Gluten free - dairy free - refined sugar free - additive free - vegetarian - grain free option available
I can already here you asking... Why is an Aussie blogger writing a pumpkin pie recipe? Settle in and let me tell you a little more about me. This one's going to be from the heart.
You may remember from my Kau Kau Bake Recipe that I grew up in Papua New Guinea. For six of those years I lived in a little town called Ukarumpa. It was basically a little American oasis in the middle of the Mountains of PNG! There were people from all over the world who congregated there and made it their home, but US Citizens were definitely the majority. My best friend was American. I learnt much of the American way of life from her and her family. I ate Pringles chips and Hershey's chocolate and Skittles lollies before it they had ever been heard of in Australia. I learnt how to roll my R's and elongate my vowel sounds (to this day I struggle to not break into my suedo-American accent when I run into an American). And we celebrated Thanksgiving.

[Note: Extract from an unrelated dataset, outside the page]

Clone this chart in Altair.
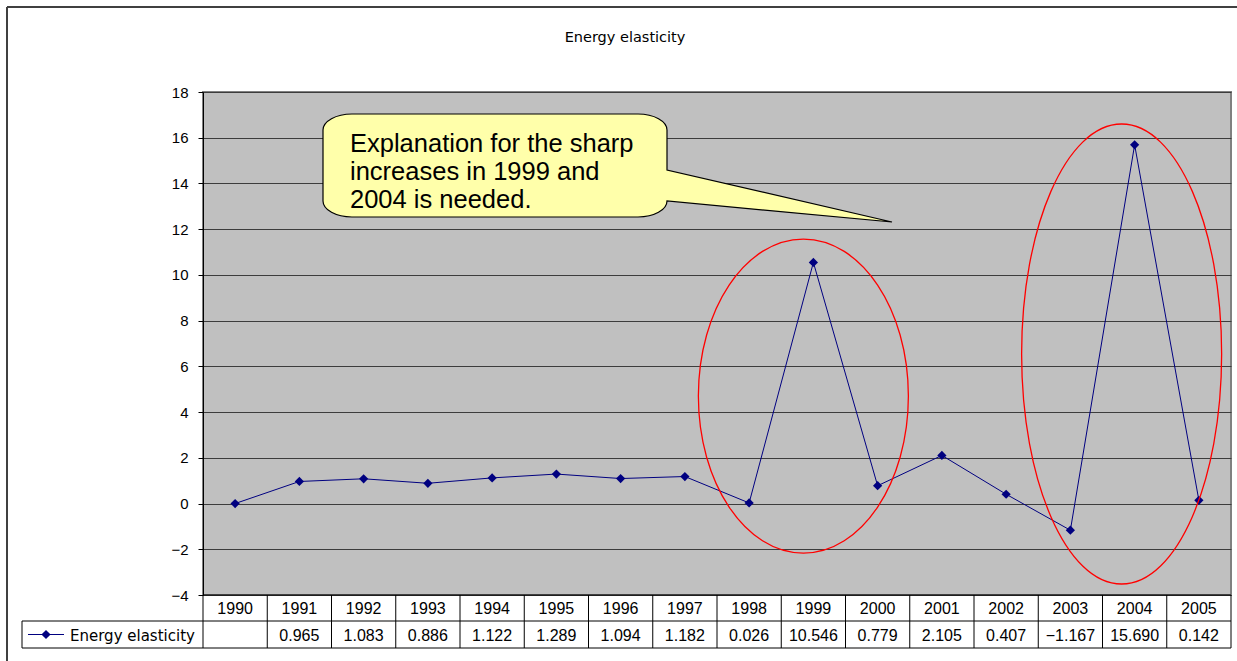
import altair as alt
import pandas as pd

# ---- data -----------------------------------------------------------------
series_name = "Energy elasticity"
years = [str(y) for y in range(1990, 2006)]
elasticity = [None, 0.965, 1.083, 0.886, 1.122, 1.289, 1.094, 1.182,
              0.026, 10.546, 0.779, 2.105, 0.407, -1.167, 15.690, 0.142]
y_ticks = list(range(-4, 19, 2))

# highlighted spikes: year, centre value, half-width px, half-height px, x shift px
spike_years = ["1999", "2004"]
spike_centres = [4.70, 6.54]
spike_rx = [105, 100]
spike_ry = [157, 230]
spike_dx = [-10, -13]

note_lines = ["Explanation for the sharp", "increases in 1999 and", "2004 is needed."]

# ---- layout ---------------------------------------------------------------
W, H = 1028, 503                      # plot area
ROW1_TOP, ROW2_TOP, TABLE_BOTTOM = H, H + 26, H + 53
LEGEND_LEFT = -181
NAVY = "#000080"
NUM_FONT = "Liberation Sans Narrow, Liberation Sans, sans-serif"
TXT_FONT = "DejaVu Sans"
K = 0.5523                            # bezier constant for quarter ellipses

df = pd.DataFrame({"year": years, "elasticity": elasticity})
df["plotted"] = df["elasticity"].fillna(0.0)   # blank cell is charted at zero
df["label"] = ["" if v is None else f"{v:.3f}".replace("-", "\u2212") for v in elasticity]

one = pd.DataFrame({"k": [0]})


def ellipse_path(a):
    """Unit-height ellipse (half-width a) as a symbol path."""
    r = lambda v: f"{v:.4f}"
    return (f"M{r(a)},0 C{r(a)},{r(K)} {r(a*K)},1 0,1 "
            f"C{r(-a*K)},1 {r(-a)},{r(K)} {r(-a)},0 "
            f"C{r(-a)},{r(-K)} {r(-a*K)},-1 0,-1 "
            f"C{r(a*K)},-1 {r(a)},{r(-K)} {r(a)},0 Z")


def callout_path(hw, hh, rx, ry, tail_top, tip, scale):
    """Rounded callout box with a tail on its right side, in symbol units."""
    pts = [
        ("M", [(-hw + rx, -hh)]),
        ("L", [(hw - rx, -hh)]),
        ("C", [(hw - rx + rx * K, -hh), (hw, -hh + ry - ry * K), (hw, -hh + ry)]),
        ("L", [(hw, tail_top)]),
        ("L", [tip]),
        ("L", [(hw, hh - ry)]),
        ("C", [(hw, hh - ry + ry * K), (hw - rx + rx * K, hh), (hw - rx, hh)]),
        ("L", [(-hw + rx, hh)]),
        ("C", [(-hw + rx - rx * K, hh), (-hw, hh - ry + ry * K), (-hw, hh - ry)]),
        ("L", [(-hw, -hh + ry)]),
        ("C", [(-hw, -hh + ry - ry * K), (-hw + rx - rx * K, -hh), (-hw + rx, -hh)]),
    ]
    out = []
    for cmd, coords in pts:
        out.append(cmd + " ".join(f"{x / scale:.4f},{y / scale:.4f}" for x, y in coords))
    return " ".join(out) + " Z"


x_scale = alt.Scale(type="band", paddingInner=0, paddingOuter=0)
y_scale = alt.Scale(domain=[-4, 18], nice=False, zero=False)
x_enc = alt.X("year:O", sort=years, scale=x_scale, axis=None)

y_axis = alt.Axis(values=y_ticks, grid=True, gridColor="#3c3c3c", gridWidth=1,
                  tickSize=5, tickColor="black", domainColor="black", domainWidth=1,
                  labelFont=NUM_FONT, labelFontSize=15, labelColor="black",
                  labelPadding=10, format="d", title=None)


def y_enc(field):
    return alt.Y(field, scale=y_scale, axis=y_axis, title=None)


base = alt.Chart(df)

line = base.mark_line(color=NAVY, strokeWidth=1).encode(x=x_enc, y=y_enc("plotted:Q"))

points = base.mark_point(shape="diamond", filled=True, color=NAVY, size=85,
                         opacity=1).encode(x=x_enc, y=y_enc("plotted:Q"))

# red ellipses around the spikes
ellipses = []
for yr, yc, rx, ry, dx in zip(spike_years, spike_centres, spike_rx, spike_ry, spike_dx):
    d = pd.DataFrame({"year": [yr], "plotted": [yc]})
    ellipses.append(
        alt.Chart(d).mark_point(shape=ellipse_path(rx / ry), size=(2 * ry) ** 2,
                                filled=False, stroke="#ff0000", strokeWidth=1.3,
                                opacity=1, xOffset=dx)
        .encode(x=x_enc, y=y_enc("plotted:Q"))
    )

# speech-bubble note
S = 100
bubble = alt.Chart(one).mark_point(
    shape=callout_path(172, 51.5, 29, 16, 4.5, (397, 56.5), S), size=(2 * S) ** 2,
    filled=True, fill="#ffffaa", stroke="black", strokeWidth=1.2, opacity=1
).encode(x=alt.value(292), y=alt.value(73.5))

bubble_text = alt.Chart(one).mark_text(
    font="Liberation Sans", fontSize=25.5, align="left", baseline="alphabetic",
    lineHeight=28.3, color="black"
).encode(x=alt.value(147), y=alt.value(59.7), text=alt.value(note_lines))

title = alt.Chart(one).mark_text(font=TXT_FONT, fontSize=14.5, color="black",
                                 align="center", baseline="middle").encode(
    x=alt.value(422), y=alt.value(-54), text=alt.value(series_name))

# ---- data table below the plot -------------------------------------------
year_text = base.mark_text(font=NUM_FONT, fontSize=16, color="black",
                           baseline="middle").encode(
    x=x_enc, y=alt.value((ROW1_TOP + ROW2_TOP) / 2 + 1), text="year:N")

value_text = base.mark_text(font=NUM_FONT, fontSize=16, color="black",
                            baseline="middle").encode(
    x=x_enc, y=alt.value((ROW2_TOP + TABLE_BOTTOM) / 2 + 1), text="label:N")

col_rules = base.mark_rule(color="black", strokeWidth=1).encode(
    x=alt.X("year:O", sort=years, scale=x_scale, axis=None, bandPosition=0),
    y=alt.value(ROW1_TOP), y2=alt.value(TABLE_BOTTOM))


def rule(**enc):
    return alt.Chart(one).mark_rule(color=enc.pop("color", "black"),
                                    strokeWidth=enc.pop("sw", 1)).encode(
        **{k: alt.value(v) for k, v in enc.items()})


table_rules = [
    rule(x=W, y=ROW1_TOP, y2=TABLE_BOTTOM),
    rule(x=0, x2=W, y=ROW1_TOP),
    rule(x=LEGEND_LEFT, x2=W, y=ROW2_TOP),
    rule(x=LEGEND_LEFT, x2=W, y=TABLE_BOTTOM),
    rule(x=LEGEND_LEFT, y=ROW2_TOP, y2=TABLE_BOTTOM),
]

legend_y = (ROW2_TOP + TABLE_BOTTOM) / 2
legend_line = rule(x=-175, x2=-139, y=legend_y, color=NAVY)
legend_mark = alt.Chart(one).mark_point(shape="diamond", filled=True, color=NAVY,
                                        size=85, opacity=1).encode(
    x=alt.value(-157), y=alt.value(legend_y))
legend_label = alt.Chart(one).mark_text(font=TXT_FONT, fontSize=15, color="black",
                                        align="left", baseline="middle").encode(
    x=alt.value(-133), y=alt.value(legend_y + 1), text=alt.value(series_name))

# outer chart frame
frame = [
    rule(x=-196, y=-85, y2=569, color="#404040", sw=2),
    rule(x=-196, x2=1034, y=-85, color="#404040", sw=2),
]

chart = alt.layer(
    line, points, *ellipses, bubble, bubble_text, title,
    col_rules, *table_rules, year_text, value_text,
    legend_line, legend_mark, legend_label, *frame
).properties(
    width=W, height=H,
    autosize=alt.AutoSizeParams(type="none"),
    padding={"left": 203, "top": 92, "right": 6, "bottom": 66},
    background="white",
).configure_view(fill="#c0c0c0", stroke="#808080", strokeWidth=2)

chart.save("out.html", embed_options={"renderer": "svg", "actions": False})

Now, to be honest, I don't know much about the history of Thanksgiving- I know it has something to do with the early Pilgrims and Native American Indians helping them survive. And the celebration of the first plentiful harvest. And pumpkin and corn. (I apologise to my American readers for my simplification of the history!).
What I DO know is that giving thanks is life-changing. Focusing on being thankful for what I have instead of what I don't have is part of the key to a contented life.
And because of this, Thanksgiving on the fourth Thursday of November has become an important part of my own family's annual celebrations. We make pumpkin pie and a big roast dinner. We talk about all the good things in our life and we write a letter to God saying thank you for all the things we can possibly think of that we're grateful for. It usually takes a long time.
My thankful list will always include that I got to grow up in such a rich cultural environment with such amazing people and experiences that money can't buy. And that I've had the privilege of visiting my best friend and her family in America a number of times now. Some of those trips have been timed to be there for Thanksgiving- to share in this special celebration with my 'second family'.
Here's the spread the last time we were there.....
If you've never tried Pumpkin Pie before, you simply MUST! It is a sweet, dessert-style pie and even my pumpkin-hating children love pumpkin pie!
For the pastry, you can use my Gluten Free Shortcrust Pastry recipe. I use organic butter when I make this pastry, but if you're strictly dairy free, you can use Nuttelex or another dairy free spread (even though I don't really advocate using the stuff!). When I need to make a completely gluten AND dairy free pie crust, that does not need a 'lid', I use Jude Blereau's Almond Pastry recipe from her book 'Wholefoods'. This is the pasty in my pictures, and I will write it out here for you. The only change I've made to her recipe is that I use coconut oil where she calls for almond oil.
Scroll down to the 'variation' right at the end of this post for the grain-free option.
And now for the pumpkin filling. I had an old recipe given to me in handwritten form by a lady in PNG, that I've modified to make it dairy and refined sugar free....
Our pies turned out a little larger than a standard 'party pie' and smaller than a regular meat pie, as we used muffin tins to bake them in. You can make your pies any size you like, really.
As for the pastry, we used a store-bought, pre-made gluten free puff pastry that was pretty decent. If you want to make your own pastry, I have made many a lovely pie using this shortcrust pastry recipe (you will need to double it for this recipe).
“Tofu????” he exclaimed! “Just give it a go” I replied, and we left it at that. Once I'd whizzed it all up in the food processor he came by again, as he often does, just to 'check' how it's going (ie to see what there is to sample), and he had a lick of the mixture. Obviously surprised, he went back for more. My not-very-sweet-toothed husband has now had three helpings of the 'tofu pie' over the last two days, so I think I can safely say it was a success. It's also been a huge hit with my 7 year old who is a self-professed mousse-hater. Not bad, really!
The pie filling is a gorgeous stand-alone mousse and actually doesn't have to be served in a pie shell at all. We ate a heap of it fresh after being whizzed up, and it's just lovely. It solidifies in the fridge after a couple of hours and becomes too solid to really call a mousse, but if you wanted to make it ahead of time and serve it as a mousse, just take it out of the fridge for an hour or two before serving.
And, just to demonstrate that I don't always get my baking quite right, my attempt at making a large pie shell to put the filling in kind of failed. I made the the dough a little too moist, and rolled it out too thinly, and it ended up cracking to bits when I blind-baked it. Thankfully I also made some small tart shells that worked, so it wasn't a complete disaster. And remembering the old saying “when life gives you lemons, make lemonade”...I found that the crumbling pie crust made a fantastic and fancy-looking 'soil' to crumble over the top of the mousse, and gave it a lovely crunchy texture-element. Hubby even said it looked like I planned it all along!As usual, I've modified the original recipe somewhat. It's an American book, so the quantities have changed a little in my conversions so that it uses more standard Australian quantities. I've also removed the refined sugar content and replaced it with a reduced amount of maple syrup.